Aim of the exercise: Take the lines from the beginning of the data below through the line holding "x_ticks = [2015, 2020, 2025, 2030, 2035, 2040, 2045, 2050]" and return exactly those.

Collected material:
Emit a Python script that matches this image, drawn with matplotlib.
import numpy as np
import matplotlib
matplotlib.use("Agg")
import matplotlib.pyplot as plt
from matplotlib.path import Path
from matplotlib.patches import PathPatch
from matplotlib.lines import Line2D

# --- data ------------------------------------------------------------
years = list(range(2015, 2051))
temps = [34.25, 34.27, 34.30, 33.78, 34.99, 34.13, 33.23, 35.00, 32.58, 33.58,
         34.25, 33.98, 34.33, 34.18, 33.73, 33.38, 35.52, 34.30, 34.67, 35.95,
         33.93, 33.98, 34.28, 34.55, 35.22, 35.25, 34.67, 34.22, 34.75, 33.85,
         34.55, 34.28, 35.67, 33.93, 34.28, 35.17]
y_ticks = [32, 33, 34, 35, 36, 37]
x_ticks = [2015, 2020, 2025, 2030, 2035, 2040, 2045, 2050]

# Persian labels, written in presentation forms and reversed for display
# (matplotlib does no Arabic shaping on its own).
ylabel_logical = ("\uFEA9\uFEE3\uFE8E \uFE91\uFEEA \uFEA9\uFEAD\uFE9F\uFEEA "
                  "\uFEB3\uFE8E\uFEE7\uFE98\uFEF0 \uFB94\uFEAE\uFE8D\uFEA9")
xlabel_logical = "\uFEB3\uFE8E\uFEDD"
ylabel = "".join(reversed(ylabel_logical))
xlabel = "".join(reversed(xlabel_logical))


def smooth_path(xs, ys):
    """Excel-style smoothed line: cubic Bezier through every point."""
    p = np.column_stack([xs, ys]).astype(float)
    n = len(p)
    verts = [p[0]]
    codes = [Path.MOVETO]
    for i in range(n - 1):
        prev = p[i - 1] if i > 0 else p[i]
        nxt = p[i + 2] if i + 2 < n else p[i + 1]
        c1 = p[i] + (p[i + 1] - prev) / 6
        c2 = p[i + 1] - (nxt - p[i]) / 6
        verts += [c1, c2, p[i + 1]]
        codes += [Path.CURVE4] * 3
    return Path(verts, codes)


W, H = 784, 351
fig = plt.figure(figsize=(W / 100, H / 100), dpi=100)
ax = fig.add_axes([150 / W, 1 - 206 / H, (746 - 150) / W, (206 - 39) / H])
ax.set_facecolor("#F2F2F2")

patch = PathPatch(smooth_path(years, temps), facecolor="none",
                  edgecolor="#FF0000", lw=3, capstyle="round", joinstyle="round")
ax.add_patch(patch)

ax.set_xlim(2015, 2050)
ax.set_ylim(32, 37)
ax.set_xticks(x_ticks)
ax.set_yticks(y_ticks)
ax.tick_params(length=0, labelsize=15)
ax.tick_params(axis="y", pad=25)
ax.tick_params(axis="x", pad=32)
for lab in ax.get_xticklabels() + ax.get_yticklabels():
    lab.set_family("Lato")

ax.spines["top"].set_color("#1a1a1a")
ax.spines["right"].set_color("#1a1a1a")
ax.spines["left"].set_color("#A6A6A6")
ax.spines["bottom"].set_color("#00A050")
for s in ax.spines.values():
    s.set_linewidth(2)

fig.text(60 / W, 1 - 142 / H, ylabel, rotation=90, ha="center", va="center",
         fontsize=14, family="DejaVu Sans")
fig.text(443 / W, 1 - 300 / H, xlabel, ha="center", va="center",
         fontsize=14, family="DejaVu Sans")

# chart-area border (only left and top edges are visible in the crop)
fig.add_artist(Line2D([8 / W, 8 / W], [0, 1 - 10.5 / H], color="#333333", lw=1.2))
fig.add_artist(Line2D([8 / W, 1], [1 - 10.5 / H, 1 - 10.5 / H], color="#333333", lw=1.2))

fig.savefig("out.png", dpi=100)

Expected output:
Emit a Python script that matches this image, drawn with matplotlib.
import numpy as np
import matplotlib
matplotlib.use("Agg")
import matplotlib.pyplot as plt
from matplotlib.path import Path
from matplotlib.patches import PathPatch
from matplotlib.lines import Line2D

# --- data ------------------------------------------------------------
years = list(range(2015, 2051))
temps = [34.25, 34.27, 34.30, 33.78, 34.99, 34.13, 33.23, 35.00, 32.58, 33.58,
         34.25, 33.98, 34.33, 34.18, 33.73, 33.38, 35.52, 34.30, 34.67, 35.95,
         33.93, 33.98, 34.28, 34.55, 35.22, 35.25, 34.67, 34.22, 34.75, 33.85,
         34.55, 34.28, 35.67, 33.93, 34.28, 35.17]
y_ticks = [32, 33, 34, 35, 36, 37]
x_ticks = [2015, 2020, 2025, 2030, 2035, 2040, 2045, 2050]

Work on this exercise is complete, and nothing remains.